Nach wissenschaftlichen Kriterien ist Kalkriese wenigstens der wichtigste Ort der Varusschlacht, sicher der Endpunkt des viertägigen Desasters. Sicher ist andererseits aber auch: Es kann unmöglich der einzige Ort der mehrtägigen Auseinandersetzungen gewesen sein. Das Schlachtgeschehen hat sich über einen deutlich größeren Bereich verteilt, allein schon aufgrund der enormen räumlichen Ausdehnung und Bewegungen des Zuges. Die Schlacht muss, und sie hat, auch an anderen Stellen ihre Spuren hinterlassen. Man muss nur genau hinschauen. Viel interessanter und wichtiger als publizistisches Getöse um Kalkriese ist nunmehr die historisch-archäologische Klärung der Frage:

Wie kam Varus nach Kalkriese?

Dieser speziellen Detailfrage bin ich in den vergangenen Jahren intensiv nachgegangen. In 2006 konnte ich dazu eine Reihe interessanter Entdeckungen machen. Mein nächstes Buch wird sich daher ausführlich mit der wissenschaftlichen Aufarbeitung dieser Detailfrage beschäftigen.
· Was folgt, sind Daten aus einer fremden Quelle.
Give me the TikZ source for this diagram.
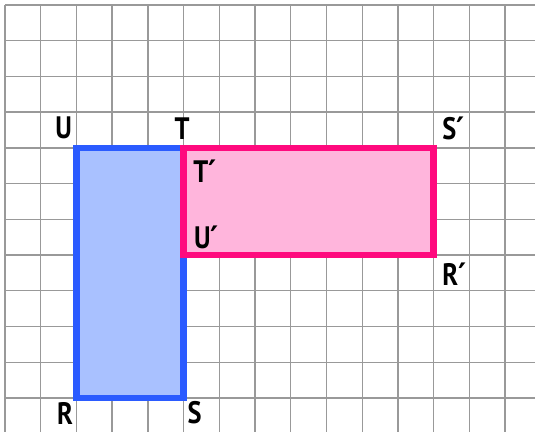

Panorama des Schlachtfeldes heute. Die Bodenplatten markieren den ungefähren Weg der bereits erschöpften Legionen während des Endkampfes zwischen Berg und Moor. Am Engpass des Kalkrieser Berges fand mit Sicherheit ein Teil der Varusschlacht statt. Aber es kann nicht die einzige Stelle gewesen sein, dafür war der Zug viel zu stark und räumlich ausgedehnt. Es gibt noch einige Rätsel zu lösen.